The next series of questions would have to deal with my response? How should I respond to this story? I was only 19 or 20 years old. I wasn’t a priest yet. I had zero training in any sort of counseling. I would not even take my first University course in counseling until at least three years later. I suppose I could just drink my beer and listen. I did learn from various sources years later that sometimes people just need to talk. One doesn’t always have to “do” anything with people and their stories in life. Nothing concrete anyway, outside of simple listening. However, I found myself rejecting such a decision on behalf of something more active. It was intuitive. At least I think so now. I brought him to church. I would pray with him. He was open to the idea, so I acted on it. He didn’t even know where the base chapel was. That’s ok. He didn’t have to know. I knew, and I brought him there. While inside, I showed him around and explained the symbolism as best I could. And we prayed. Well, without any exaggeration, I would have to say that his mood completely changed. He smiled. He exclaimed, according to my interpretation now, that he found what he needed. He would rely on the strength that he now found, in prayer and on what Christ could give him.

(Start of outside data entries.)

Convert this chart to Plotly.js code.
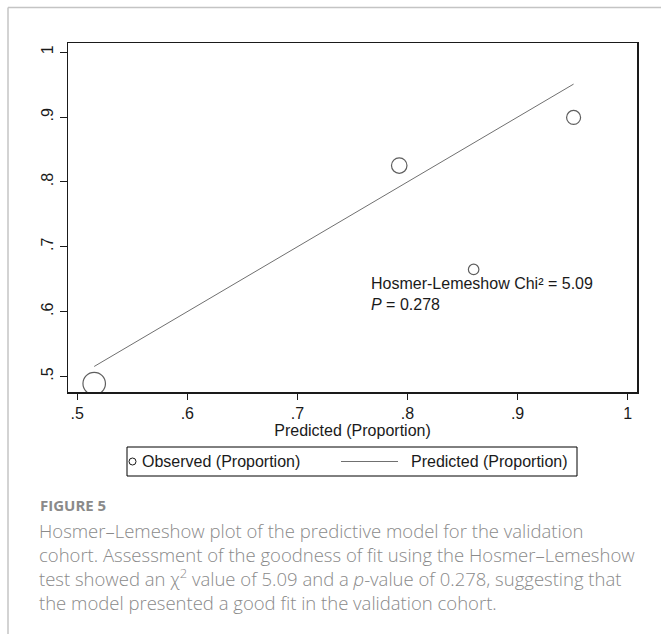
<!DOCTYPE html>
<html>
<head>
<meta charset="utf-8">
<script src="https://cdn.plot.ly/plotly-3.0.1.min.js"></script>
<style>
  html, body { margin: 0; padding: 0; background: #ffffff; }
  #chart { width: 661px; height: 634px; }
</style>
</head>
<body>
<div id="chart"></div>
<script>
// ---- data ----
var predicted = [0.5154, 0.7925, 0.8601, 0.9509];     // x: predicted proportion per group
var observed  = [0.489, 0.8253, 0.665, 0.8995];        // y: observed proportion per group
var groupWeight = [22.5, 15.5, 10.5, 14];               // marker size (group size weighting)
var xTickVals = [0.5, 0.6, 0.7, 0.8, 0.9, 1];
var xTickText = ['.5', '.6', '.7', '.8', '.9', '1'];
var yTickVals = [0.5, 0.6, 0.7, 0.8, 0.9, 1];
var yTickText = ['.5', '.6', '.7', '.8', '.9', '1'];
var seriesNames = ['Observed (Proportion)', 'Predicted (Proportion)'];
var statText = 'Hosmer-Lemeshow Chi² = 5.09<br><i>P</i> = 0.278';
var figureLabel = 'FIGURE 5';
var captionText = 'Hosmer–Lemeshow plot of the predictive model for the validation<br>' +
  'cohort. Assessment of the goodness of fit using the Hosmer–Lemeshow<br>' +
  'test showed an χ<sup>2</sup> value of 5.09 and a <i>p</i>-value of 0.278, suggesting that<br>' +
  'the model presented a good fit in the validation cohort.';

// ---- layout geometry (pixels) ----
var W = 661, H = 634;
var mL = 68, mR = 24, mT = 43, mB = 242;
var pw = W - mL - mR, ph = H - mT - mB;
function px(xp) { return (xp - mL) / pw; }
function py(yp) { return (H - mB - yp) / ph; }

var chartFont = 'Liberation Sans, Arial, Helvetica, sans-serif';
var capFont = 'Open Sans, Noto Sans, sans-serif';

var traces = [
  {
    x: predicted, y: observed,
    type: 'scatter', mode: 'markers',
    name: seriesNames[0],
    marker: { symbol: 'circle-open', size: groupWeight, color: '#1a1a1a', line: { width: 1.2 } },
    showlegend: false, hoverinfo: 'x+y'
  },
  {
    x: predicted, y: predicted,
    type: 'scatter', mode: 'lines',
    name: seriesNames[1],
    line: { color: '#707070', width: 1 },
    showlegend: false, hoverinfo: 'x+y'
  }
];

// legend geometry (pixels)
var lgL = 127, lgR = 577, lgT = 447, lgB = 476, lgY = 461.5;

var shapes = [
  // light grey figure frame (top and left)
  { type: 'line', xref: 'paper', yref: 'paper', x0: px(8), x1: px(W + 5), y0: py(7.5), y1: py(7.5),
    line: { color: '#c4c4c4', width: 1.5 }, layer: 'above' },
  { type: 'line', xref: 'paper', yref: 'paper', x0: px(8), x1: px(8), y0: py(7.5), y1: py(H + 5),
    line: { color: '#c4c4c4', width: 1.5 }, layer: 'above' },
  // legend box
  { type: 'rect', xref: 'paper', yref: 'paper', x0: px(lgL), x1: px(lgR), y0: py(lgB), y1: py(lgT),
    line: { color: '#000000', width: 1 }, fillcolor: 'rgba(0,0,0,0)', layer: 'above' },
  // legend symbol: open circle
  { type: 'circle', xref: 'paper', yref: 'paper', x0: px(129), x1: px(136), y0: py(lgY + 3.5), y1: py(lgY - 3.5),
    line: { color: '#1a1a1a', width: 1 }, fillcolor: 'rgba(0,0,0,0)', layer: 'above' },
  // legend symbol: line
  { type: 'line', xref: 'paper', yref: 'paper', x0: px(341), x1: px(398), y0: py(lgY), y1: py(lgY),
    line: { color: '#707070', width: 1 }, layer: 'above' }
];

var annotations = [
  { xref: 'x', yref: 'y', x: 0.765, y: 0.6265, xanchor: 'left', yanchor: 'middle', align: 'left',
    showarrow: false, text: statText, font: { family: chartFont, size: 16, color: '#1a1a1a' } },
  { xref: 'paper', yref: 'paper', x: px(139.5), y: py(lgY), xanchor: 'left', yanchor: 'middle',
    showarrow: false, text: seriesNames[0], font: { family: chartFont, size: 16, color: '#1a1a1a' } },
  { xref: 'paper', yref: 'paper', x: px(409), y: py(lgY), xanchor: 'left', yanchor: 'middle',
    showarrow: false, text: seriesNames[1], font: { family: chartFont, size: 16, color: '#1a1a1a' } },
  { xref: 'paper', yref: 'paper', x: px(38), y: py(505), xanchor: 'left', yanchor: 'middle',
    showarrow: false, text: '<b>' + figureLabel + '</b>', font: { family: capFont, size: 15, color: '#8a8a8a' } },
  { xref: 'paper', yref: 'paper', x: px(37), y: py(516), xanchor: 'left', yanchor: 'top', align: 'left',
    showarrow: false, text: captionText, font: { family: capFont, size: 18.5, weight: 300, color: '#8a8a8a' } }
];

var layout = {
  width: W, height: H,
  margin: { l: mL, r: mR, t: mT, b: mB, pad: 0 },
  paper_bgcolor: '#ffffff', plot_bgcolor: '#ffffff',
  font: { family: chartFont, size: 16, color: '#1a1a1a' },
  showlegend: false,
  xaxis: {
    range: [0.4916, 1.0085],
    tickmode: 'array', tickvals: xTickVals, ticktext: xTickText,
    ticks: 'outside', ticklen: 6, tickwidth: 1, tickcolor: '#1a1a1a',
    showline: true, mirror: true, linecolor: '#1a1a1a', linewidth: 1.5,
    showgrid: false, zeroline: false,
    tickfont: { family: chartFont, size: 16, color: '#1a1a1a' },
    title: { text: 'Predicted (Proportion)', font: { family: chartFont, size: 16, color: '#1a1a1a' }, standoff: 1 },
    automargin: false
  },
  yaxis: {
    range: [0.476, 1.0143],
    tickmode: 'array', tickvals: yTickVals, ticktext: yTickText,
    tickangle: -90,
    ticks: 'outside', ticklen: 7, tickwidth: 1, tickcolor: '#1a1a1a',
    showline: true, mirror: true, linecolor: '#1a1a1a', linewidth: 1.5,
    showgrid: false, zeroline: false,
    tickfont: { family: chartFont, size: 16, color: '#1a1a1a' },
    automargin: false
  },
  shapes: shapes,
  annotations: annotations
};

Plotly.newPlot('chart', traces, layout, { displayModeBar: false, staticPlot: true });
</script>
</body>
</html>
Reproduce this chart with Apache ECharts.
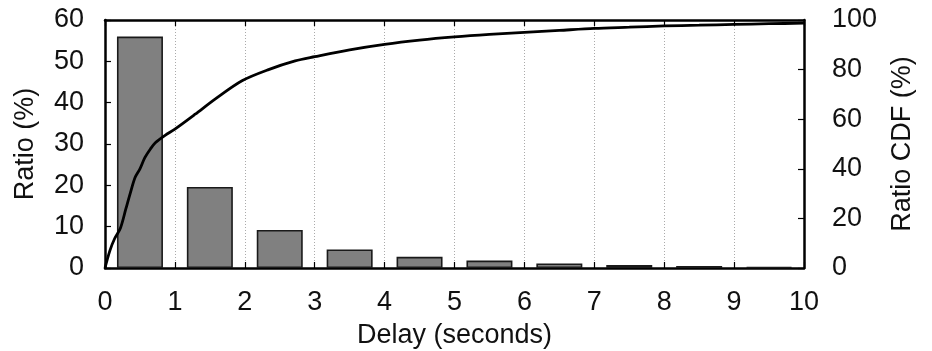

So, my impromptu decision worked. Without any formal training I could create an experience that brought peace to another human being. And as the title to this pastor page indicates, I believe that there was nothing special in my story that needed me to do- that only I could do. Anyone could do this. Anyone can listen to someone’s tough story of sorrow, of horror even, and pray with them. And the reason why I say this is because anyone can pray with another human being and or, as some people state these days, communicate God to him or her. We, all of us, already have the background. We are all baptized and then some, more than likely. If you are reading this, you are somewhat faithful to Mass attendance, and by simple doing, have an experience with prayer. That’s it! See! You have all you need. It was all I needed, after all. Yes, we are all ministers!